[Source code of charts]
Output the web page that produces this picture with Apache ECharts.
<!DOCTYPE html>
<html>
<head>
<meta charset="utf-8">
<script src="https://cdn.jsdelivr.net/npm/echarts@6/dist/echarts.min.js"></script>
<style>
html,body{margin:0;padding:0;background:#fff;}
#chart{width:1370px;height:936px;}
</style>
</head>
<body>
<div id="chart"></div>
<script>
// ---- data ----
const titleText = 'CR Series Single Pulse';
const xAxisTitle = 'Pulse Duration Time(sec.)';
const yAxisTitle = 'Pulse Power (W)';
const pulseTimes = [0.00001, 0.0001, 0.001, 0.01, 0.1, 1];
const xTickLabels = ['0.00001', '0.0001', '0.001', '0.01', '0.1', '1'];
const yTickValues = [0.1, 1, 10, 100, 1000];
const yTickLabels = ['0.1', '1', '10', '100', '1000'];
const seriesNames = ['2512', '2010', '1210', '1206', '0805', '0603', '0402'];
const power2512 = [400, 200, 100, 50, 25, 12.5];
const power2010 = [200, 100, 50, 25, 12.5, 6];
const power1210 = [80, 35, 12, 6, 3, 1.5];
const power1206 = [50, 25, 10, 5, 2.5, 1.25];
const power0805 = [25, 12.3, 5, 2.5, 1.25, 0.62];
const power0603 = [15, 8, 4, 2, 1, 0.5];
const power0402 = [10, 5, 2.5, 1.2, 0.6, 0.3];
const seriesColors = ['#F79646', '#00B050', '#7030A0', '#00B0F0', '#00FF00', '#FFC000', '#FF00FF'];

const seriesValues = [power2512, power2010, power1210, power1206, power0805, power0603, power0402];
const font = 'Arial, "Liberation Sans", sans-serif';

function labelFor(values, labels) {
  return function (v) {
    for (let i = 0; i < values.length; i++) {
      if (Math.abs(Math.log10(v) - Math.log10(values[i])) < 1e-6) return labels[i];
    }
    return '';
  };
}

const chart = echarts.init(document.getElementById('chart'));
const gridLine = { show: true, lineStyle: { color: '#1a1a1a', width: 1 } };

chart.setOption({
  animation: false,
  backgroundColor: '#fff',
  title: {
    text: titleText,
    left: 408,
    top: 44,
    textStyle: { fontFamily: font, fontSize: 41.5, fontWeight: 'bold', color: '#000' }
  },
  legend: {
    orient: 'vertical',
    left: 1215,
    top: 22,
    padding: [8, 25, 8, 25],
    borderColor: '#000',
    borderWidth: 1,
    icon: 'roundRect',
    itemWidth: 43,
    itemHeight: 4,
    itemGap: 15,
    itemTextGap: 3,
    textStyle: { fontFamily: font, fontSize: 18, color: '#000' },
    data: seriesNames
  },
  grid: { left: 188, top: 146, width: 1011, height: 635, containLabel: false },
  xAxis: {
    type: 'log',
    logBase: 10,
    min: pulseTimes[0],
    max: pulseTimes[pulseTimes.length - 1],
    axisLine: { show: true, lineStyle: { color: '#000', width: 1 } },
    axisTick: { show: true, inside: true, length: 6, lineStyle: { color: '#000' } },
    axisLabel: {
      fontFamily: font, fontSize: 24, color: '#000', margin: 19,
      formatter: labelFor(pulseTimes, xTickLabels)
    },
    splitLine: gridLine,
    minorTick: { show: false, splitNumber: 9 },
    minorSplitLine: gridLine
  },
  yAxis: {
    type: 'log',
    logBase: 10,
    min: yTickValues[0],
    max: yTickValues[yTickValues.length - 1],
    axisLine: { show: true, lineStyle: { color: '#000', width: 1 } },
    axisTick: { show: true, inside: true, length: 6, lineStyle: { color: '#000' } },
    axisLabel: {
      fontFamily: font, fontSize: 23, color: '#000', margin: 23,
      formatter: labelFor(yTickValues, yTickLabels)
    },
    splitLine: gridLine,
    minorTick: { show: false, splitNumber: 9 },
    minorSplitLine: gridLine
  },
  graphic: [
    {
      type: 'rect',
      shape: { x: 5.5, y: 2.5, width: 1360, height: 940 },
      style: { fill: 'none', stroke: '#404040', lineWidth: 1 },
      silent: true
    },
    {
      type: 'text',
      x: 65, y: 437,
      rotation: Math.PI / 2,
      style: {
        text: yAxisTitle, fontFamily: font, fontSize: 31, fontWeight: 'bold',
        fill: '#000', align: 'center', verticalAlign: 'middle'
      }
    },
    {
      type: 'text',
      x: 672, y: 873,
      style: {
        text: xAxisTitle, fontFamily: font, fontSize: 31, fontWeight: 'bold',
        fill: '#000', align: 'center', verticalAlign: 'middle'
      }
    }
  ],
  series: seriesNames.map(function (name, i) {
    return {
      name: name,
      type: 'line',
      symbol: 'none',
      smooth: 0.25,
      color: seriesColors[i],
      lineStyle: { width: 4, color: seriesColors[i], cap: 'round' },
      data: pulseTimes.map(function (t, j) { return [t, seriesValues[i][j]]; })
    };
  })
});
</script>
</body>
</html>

...

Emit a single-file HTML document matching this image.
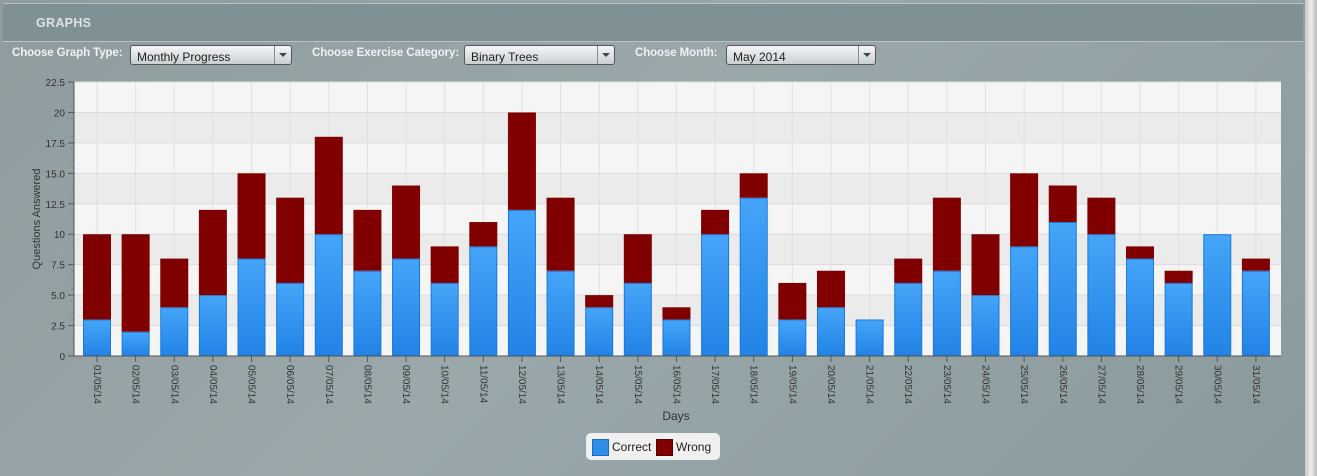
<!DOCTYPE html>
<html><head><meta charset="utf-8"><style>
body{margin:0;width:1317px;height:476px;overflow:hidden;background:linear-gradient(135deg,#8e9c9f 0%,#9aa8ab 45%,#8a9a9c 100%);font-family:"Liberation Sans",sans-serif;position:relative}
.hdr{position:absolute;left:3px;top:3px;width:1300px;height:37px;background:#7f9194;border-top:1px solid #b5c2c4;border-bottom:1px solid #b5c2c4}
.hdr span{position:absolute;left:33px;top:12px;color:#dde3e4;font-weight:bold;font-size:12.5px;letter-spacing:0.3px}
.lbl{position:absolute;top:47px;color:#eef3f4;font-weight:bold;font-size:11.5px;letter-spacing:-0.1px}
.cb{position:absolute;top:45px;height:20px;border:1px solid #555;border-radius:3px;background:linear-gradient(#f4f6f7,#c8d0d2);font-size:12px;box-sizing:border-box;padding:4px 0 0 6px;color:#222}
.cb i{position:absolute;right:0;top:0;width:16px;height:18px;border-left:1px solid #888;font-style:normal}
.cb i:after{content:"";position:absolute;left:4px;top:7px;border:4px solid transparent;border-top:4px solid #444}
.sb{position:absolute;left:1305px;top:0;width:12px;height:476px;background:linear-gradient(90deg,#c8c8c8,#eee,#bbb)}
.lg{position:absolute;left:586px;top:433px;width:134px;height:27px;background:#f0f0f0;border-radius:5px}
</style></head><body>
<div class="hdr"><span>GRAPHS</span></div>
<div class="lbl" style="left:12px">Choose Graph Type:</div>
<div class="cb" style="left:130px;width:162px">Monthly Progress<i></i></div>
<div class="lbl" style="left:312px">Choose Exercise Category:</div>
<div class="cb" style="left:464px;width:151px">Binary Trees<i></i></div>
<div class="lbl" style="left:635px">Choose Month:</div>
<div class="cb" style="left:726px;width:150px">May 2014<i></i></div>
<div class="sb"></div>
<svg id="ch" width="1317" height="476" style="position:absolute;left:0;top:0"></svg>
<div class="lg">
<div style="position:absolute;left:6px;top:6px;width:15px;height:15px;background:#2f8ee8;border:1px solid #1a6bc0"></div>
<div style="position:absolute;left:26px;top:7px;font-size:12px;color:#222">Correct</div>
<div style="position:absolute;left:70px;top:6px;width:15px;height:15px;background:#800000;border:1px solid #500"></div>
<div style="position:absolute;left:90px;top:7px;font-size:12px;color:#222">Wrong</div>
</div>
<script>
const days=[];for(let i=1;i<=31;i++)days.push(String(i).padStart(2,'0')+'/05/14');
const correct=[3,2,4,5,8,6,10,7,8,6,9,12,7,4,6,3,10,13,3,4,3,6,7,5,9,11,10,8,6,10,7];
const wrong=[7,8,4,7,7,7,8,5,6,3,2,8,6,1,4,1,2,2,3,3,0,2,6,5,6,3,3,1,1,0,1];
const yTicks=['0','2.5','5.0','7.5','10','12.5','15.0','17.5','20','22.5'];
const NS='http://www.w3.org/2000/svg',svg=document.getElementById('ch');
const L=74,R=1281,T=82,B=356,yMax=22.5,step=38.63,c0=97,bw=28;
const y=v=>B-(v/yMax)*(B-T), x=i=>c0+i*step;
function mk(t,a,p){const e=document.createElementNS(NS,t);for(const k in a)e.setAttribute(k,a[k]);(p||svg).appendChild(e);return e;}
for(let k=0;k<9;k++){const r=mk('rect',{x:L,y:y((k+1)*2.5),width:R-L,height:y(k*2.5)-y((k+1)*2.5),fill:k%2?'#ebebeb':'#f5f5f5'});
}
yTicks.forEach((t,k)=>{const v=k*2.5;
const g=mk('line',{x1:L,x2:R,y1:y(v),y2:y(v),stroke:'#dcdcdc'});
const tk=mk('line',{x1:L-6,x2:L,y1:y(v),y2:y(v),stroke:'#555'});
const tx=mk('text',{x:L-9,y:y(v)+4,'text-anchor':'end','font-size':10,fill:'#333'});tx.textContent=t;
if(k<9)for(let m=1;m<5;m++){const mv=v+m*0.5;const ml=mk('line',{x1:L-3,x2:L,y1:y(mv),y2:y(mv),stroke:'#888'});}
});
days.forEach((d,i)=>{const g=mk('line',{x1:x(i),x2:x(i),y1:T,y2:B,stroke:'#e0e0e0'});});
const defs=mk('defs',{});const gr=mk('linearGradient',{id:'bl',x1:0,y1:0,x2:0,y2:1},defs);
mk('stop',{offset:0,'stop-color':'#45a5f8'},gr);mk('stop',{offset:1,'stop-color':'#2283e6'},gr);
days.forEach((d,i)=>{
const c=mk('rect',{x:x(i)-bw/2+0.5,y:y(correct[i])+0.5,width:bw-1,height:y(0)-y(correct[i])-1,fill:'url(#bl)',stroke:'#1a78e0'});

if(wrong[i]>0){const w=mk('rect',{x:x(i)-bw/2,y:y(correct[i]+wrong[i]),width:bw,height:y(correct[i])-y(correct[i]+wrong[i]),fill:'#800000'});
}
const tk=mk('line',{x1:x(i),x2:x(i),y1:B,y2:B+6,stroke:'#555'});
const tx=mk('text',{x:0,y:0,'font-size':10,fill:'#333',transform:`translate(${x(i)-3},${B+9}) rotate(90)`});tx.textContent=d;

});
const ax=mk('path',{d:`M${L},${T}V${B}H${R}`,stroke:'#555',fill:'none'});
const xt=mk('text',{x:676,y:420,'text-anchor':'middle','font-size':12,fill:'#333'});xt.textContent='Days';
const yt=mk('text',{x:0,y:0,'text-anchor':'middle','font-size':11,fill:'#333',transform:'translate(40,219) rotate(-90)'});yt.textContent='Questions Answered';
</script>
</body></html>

Task brief ▸
Set out every line from the material that contains the string "document".

Problem solution ▸
const chart = echarts.init(document.getElementById('chart'));
Emit a single-file HTML document matching this image.
const NS='http://www.w3.org/2000/svg',svg=document.getElementById('ch');
function mk(t,a,p){const e=document.createElementNS(NS,t);for(const k in a)e.setAttribute(k,a[k]);(p||svg).appendChild(e);return e;}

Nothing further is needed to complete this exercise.